Most of the guys back home wanted to know about the differences between the North American and Brazilian academies. a few observations:
- Far fewer techniques demonstrated in Brazil. Maybe 2 per class and it was not uncommon after a brief warm up to hear "ok,..today we go to training". The emphasis was on rolling in 7 min timed rounds.
- No stand up. The blackbelts explained that the only time they performed sparring from standup was in a week or so before tournaments. They felt that standup grappling was more likely to result in training injuries.
- I found the jiu-jitsu much more "feint" oriented as opposed to straight ahead pressure. The majority of the techniques were explained in the context of setting it up with pressure to one direction and then reversing to take advantage of your opponent's reaction. The softer, more flowing style of jiu-jitsu was described by Ari as more pure jiu-jitsu - that is to say in Brazil, there was less influence of other arts like wrestling in the jiu-jitsu.
- No one had stripes on their belts. The majority of the blackbelts were not competitive wunderkind - rather, guys who just had been training for a long time.
- You don't pick your own sparring partners - the instructor always matched me up.
- I felt that people were less concerned with "who tapped who" or needing to establish the pecking order than in North America.
- The atmosphere was very relaxed - some guys dropping in, having 1 roll and then getting back into their street clothes to go back to work!

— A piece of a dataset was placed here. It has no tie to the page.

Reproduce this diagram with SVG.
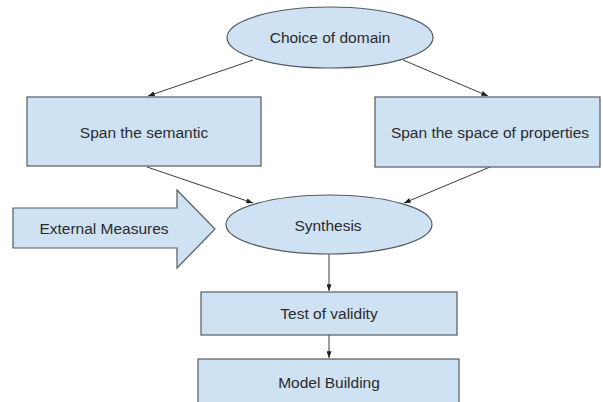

When I returned home there were the inevitable questions about "How did you do down there? Did you tap everyone out?" I laugh and respond "I didn't bring anything down there that they hadn't seen before or know how to deal with!"
Some interesting points I feel. It seems to be common place in BJJ academies as of late to "fight" and "compete" even in the dojo, which in my humble opinion, is not the approach to take if you are really interested in learning, improving, and growing as a martial artist safely!